# John Deere 1130SE carburator cover



## Mark_ (Jan 7, 2022)

Hello, we had a huge snow last winter. My John Deere barely limped through. I ended up buying but not installing a new carburator. We had a snow yesterday and it ran fine. Today I got started and it died on my. I drug it back to the garage. I noticed it did not have a cover on over the carb. 

I am not sure if I did not secure the cover last year or if that is the way I put it away. Either way I am missing the cover along with a filter I would imagine. Does anybody know what kind of part number, or what the name of the piece is called? I can't find a pdf that shows the carburator. I have searched all over but can't find a picture so I know what I lost. I attached two pictures below. Thank you for any help you can provide.


----------



## farmer52 (Dec 27, 2020)

Not familiar with this model ST but I think it was built by Murray. I found some information at 








PartsTree - Home of OEM Parts for Outdoor Power Equipment


Parts lookup and repair parts diagrams for outdoor equipment like Toro mowers, Cub Cadet tractors, Husqvarna chainsaws, Echo trimmers, Briggs engines, etc.




www.partstree.com





Hope this helps.


----------



## Mark_ (Jan 7, 2022)

Thank you very much for the link farmer52. I ran into that site a few times yesterday and looked through the material. I thought a pic of the carb housing would be in the engine and frame picture but I was not able to locate it? I am getting older and my eyes aren't quite as good as they once were, lol. I was not aware of the Murray connection. I do thank you for taking the time to help me. If you or anyone sees it in the picture please let me know which one. Thanks again


----------



## Mark_ (Jan 7, 2022)

Farmer52, I went back to the site and found it. Somehow I overlooked a whole section of pdf's I went to that site probably three times yesterday. I think it is part number 140, I am not sure what the studs that come off the carburator get attached to in my photos below? At least you got me a little further down the road and I know the shape of missing part I am lookiing for. Thanks again for the link and help. 

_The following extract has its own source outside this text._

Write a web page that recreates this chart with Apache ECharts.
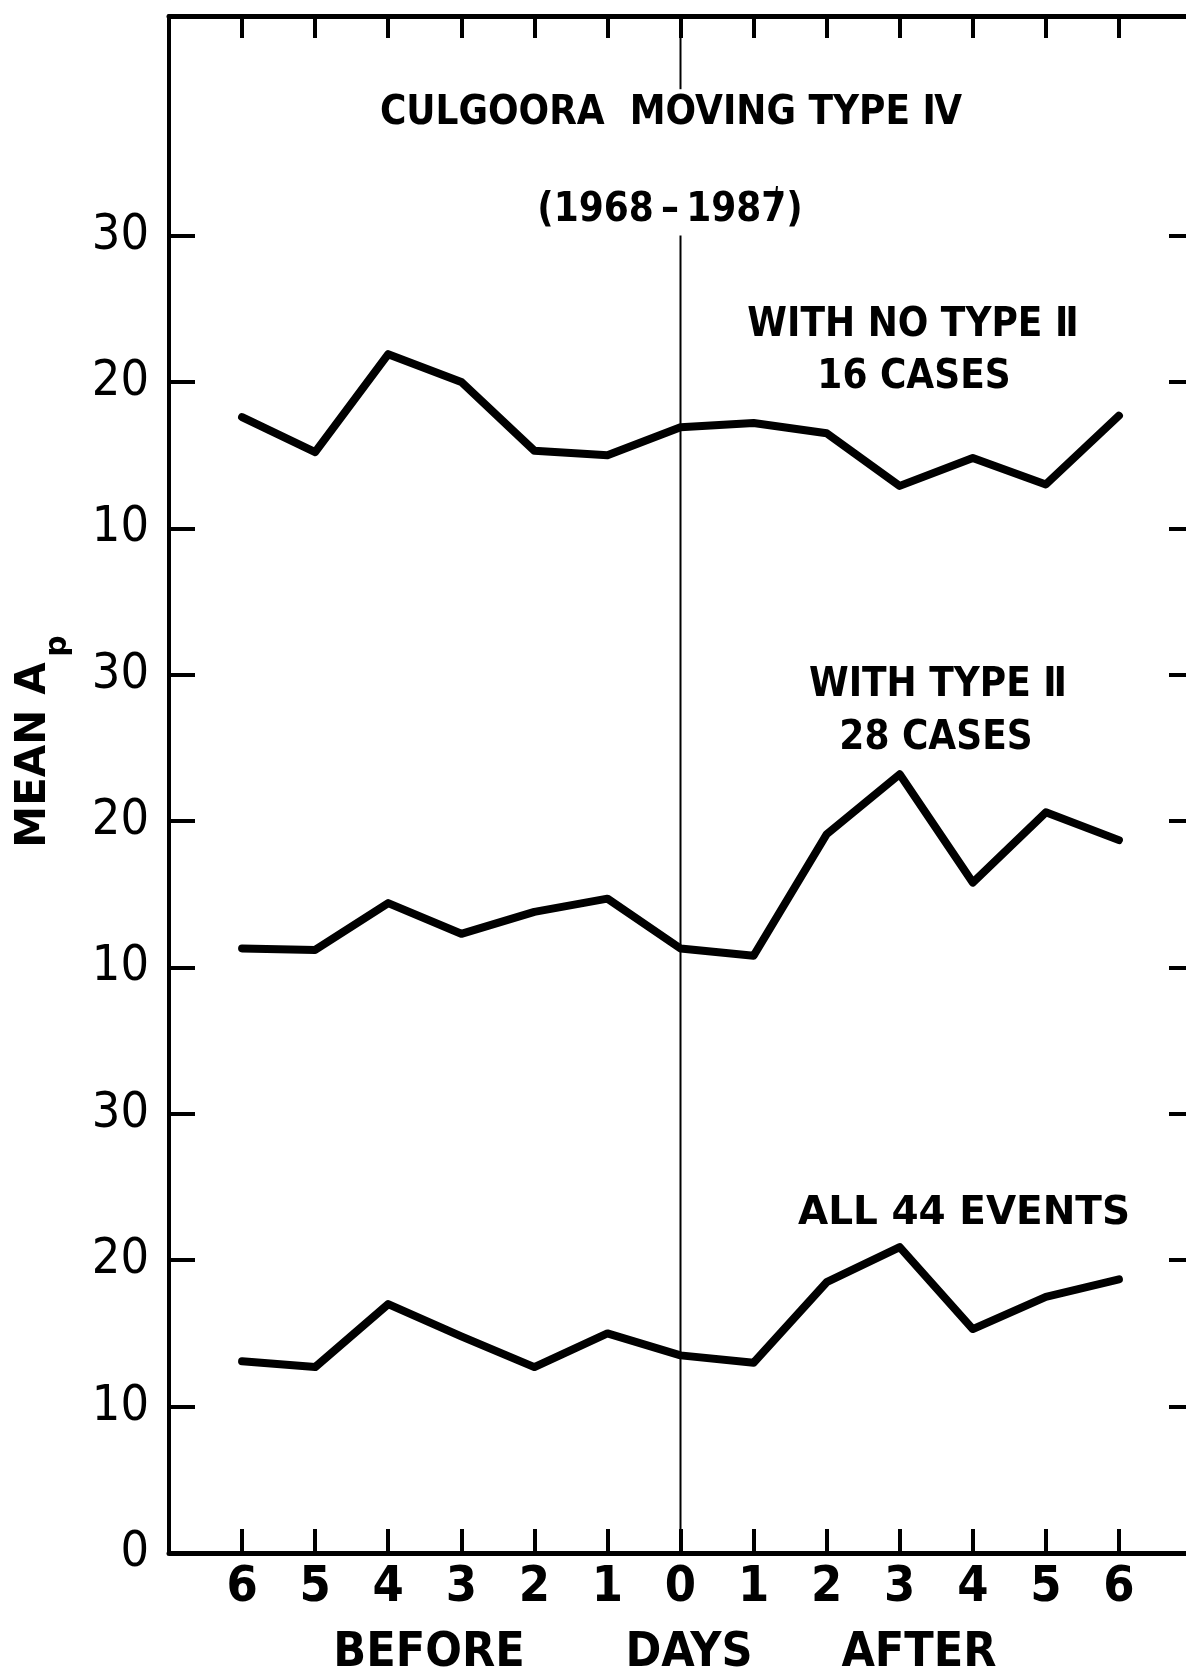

Cub Cadet 1130 SE (31AE573H101) - Cub Cadet 30" Snow Thrower Engine (1999) Engine Assembly Parts Lookup with Diagrams | PartsTree


----------



## oneboltshort (Dec 16, 2019)

PartsTree - Home of OEM Parts for Outdoor Power Equipment
You would need to look at the engine itself for parts
Briggs model 21M2140116E1 
That's an old engine and you may need to look at used parts as a quick look shows all the common spots out of stock.
look in the blower housing/shrouds section
*Briggs & Stratton 794550 HOOD-SNOW*


----------



## Trynafigitout (Jan 8, 2022)

farmer52 said:


> Not familiar with this model ST but I think it was built by Murray. I found some information at
> 
> 
> 
> ...


Hello People, 
I don't mean to chime in. But thank you. I have the same model JD as Mark and I was having trouble finding parts. That link helped me. I couldn't find the belts I needed but now I did. Thank you all. Also need the chute cable. It is cross referenced to Murray, but now will have to look into finding that part elsewhere. That Green parts store is good. If you click on the number of the part in the diagram. the number that it is on the list pops up. Then the name that pops up if you click on it it tells more about the part, and sometimes it tells you if you can get the part somewhere else for less. It is pretty nice. Thank you


----------